* _EXERCISE OBJECTIVE_
Output, please, exactly those lines of the listing that come before the line with "YAxis, CartesianGrid, ReferenceLine", along with that line itself.

* _DATA BLOCK_
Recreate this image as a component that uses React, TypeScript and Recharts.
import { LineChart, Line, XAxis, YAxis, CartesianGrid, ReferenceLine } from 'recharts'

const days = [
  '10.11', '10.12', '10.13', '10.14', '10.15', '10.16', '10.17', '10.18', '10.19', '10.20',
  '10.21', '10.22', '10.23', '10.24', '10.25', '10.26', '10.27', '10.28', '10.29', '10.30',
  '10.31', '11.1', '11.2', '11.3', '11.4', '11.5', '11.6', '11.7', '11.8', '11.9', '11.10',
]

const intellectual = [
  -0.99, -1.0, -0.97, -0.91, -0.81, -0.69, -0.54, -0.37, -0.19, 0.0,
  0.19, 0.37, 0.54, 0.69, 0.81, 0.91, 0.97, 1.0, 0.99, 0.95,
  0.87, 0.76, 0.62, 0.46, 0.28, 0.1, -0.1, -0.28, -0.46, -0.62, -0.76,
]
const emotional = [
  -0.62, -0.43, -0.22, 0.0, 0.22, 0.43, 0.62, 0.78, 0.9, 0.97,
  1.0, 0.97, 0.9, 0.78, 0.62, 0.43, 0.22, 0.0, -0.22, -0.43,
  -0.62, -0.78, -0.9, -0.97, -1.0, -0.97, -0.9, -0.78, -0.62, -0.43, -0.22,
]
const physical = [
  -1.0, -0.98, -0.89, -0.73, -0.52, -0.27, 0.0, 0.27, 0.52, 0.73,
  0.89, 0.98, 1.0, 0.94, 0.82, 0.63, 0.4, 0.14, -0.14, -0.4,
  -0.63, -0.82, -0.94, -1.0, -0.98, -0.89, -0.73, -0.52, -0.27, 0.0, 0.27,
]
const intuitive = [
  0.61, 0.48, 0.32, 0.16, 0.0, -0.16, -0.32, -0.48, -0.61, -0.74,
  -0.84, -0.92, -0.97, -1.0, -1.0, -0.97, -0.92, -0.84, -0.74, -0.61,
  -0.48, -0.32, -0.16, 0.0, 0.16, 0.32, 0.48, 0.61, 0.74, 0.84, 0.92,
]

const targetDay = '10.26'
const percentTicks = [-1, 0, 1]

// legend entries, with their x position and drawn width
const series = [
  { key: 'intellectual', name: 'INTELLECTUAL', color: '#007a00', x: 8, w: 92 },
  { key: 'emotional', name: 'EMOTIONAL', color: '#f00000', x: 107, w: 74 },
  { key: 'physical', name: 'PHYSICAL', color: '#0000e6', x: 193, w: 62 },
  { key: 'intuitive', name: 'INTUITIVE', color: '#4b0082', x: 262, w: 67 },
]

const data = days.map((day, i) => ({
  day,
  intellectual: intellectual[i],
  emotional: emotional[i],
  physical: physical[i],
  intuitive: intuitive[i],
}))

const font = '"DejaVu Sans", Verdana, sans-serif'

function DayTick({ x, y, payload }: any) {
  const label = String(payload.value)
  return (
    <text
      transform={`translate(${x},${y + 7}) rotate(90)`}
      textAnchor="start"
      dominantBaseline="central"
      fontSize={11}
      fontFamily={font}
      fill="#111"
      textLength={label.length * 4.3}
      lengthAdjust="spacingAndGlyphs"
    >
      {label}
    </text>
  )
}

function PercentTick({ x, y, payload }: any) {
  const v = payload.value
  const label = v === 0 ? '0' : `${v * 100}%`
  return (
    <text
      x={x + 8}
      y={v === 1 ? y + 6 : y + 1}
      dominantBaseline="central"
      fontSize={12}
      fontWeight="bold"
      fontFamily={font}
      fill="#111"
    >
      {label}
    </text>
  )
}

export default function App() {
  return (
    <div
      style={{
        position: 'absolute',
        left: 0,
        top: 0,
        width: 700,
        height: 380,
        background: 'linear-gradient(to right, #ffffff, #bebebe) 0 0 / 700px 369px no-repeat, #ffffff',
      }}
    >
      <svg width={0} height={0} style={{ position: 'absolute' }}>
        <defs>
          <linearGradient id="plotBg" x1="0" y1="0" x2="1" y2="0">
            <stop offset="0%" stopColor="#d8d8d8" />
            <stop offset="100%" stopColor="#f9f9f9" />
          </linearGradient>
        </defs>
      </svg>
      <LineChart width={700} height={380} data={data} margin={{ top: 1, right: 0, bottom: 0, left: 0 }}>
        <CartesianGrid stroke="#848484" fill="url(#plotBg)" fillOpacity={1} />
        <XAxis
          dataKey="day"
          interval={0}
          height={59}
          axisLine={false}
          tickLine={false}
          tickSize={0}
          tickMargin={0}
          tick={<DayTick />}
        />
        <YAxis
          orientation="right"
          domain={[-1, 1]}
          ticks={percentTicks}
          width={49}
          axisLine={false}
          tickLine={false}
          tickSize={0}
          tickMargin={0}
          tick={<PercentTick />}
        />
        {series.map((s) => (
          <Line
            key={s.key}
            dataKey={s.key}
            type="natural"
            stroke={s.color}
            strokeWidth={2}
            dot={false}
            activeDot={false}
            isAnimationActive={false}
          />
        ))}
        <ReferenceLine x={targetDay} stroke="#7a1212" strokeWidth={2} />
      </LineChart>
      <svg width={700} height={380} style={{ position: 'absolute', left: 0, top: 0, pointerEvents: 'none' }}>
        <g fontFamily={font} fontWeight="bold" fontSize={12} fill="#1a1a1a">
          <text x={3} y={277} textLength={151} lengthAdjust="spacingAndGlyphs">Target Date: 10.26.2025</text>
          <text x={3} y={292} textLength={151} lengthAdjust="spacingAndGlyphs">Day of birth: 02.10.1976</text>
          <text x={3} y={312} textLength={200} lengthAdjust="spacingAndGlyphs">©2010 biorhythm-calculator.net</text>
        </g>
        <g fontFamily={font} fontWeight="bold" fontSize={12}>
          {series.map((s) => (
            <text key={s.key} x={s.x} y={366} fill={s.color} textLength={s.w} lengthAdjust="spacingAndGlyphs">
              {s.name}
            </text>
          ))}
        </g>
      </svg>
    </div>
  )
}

* _WRITTEN RESPONSE_
Recreate this image as a component that uses React, TypeScript and Recharts.
import { LineChart, Line, XAxis, YAxis, CartesianGrid, ReferenceLine } from 'recharts'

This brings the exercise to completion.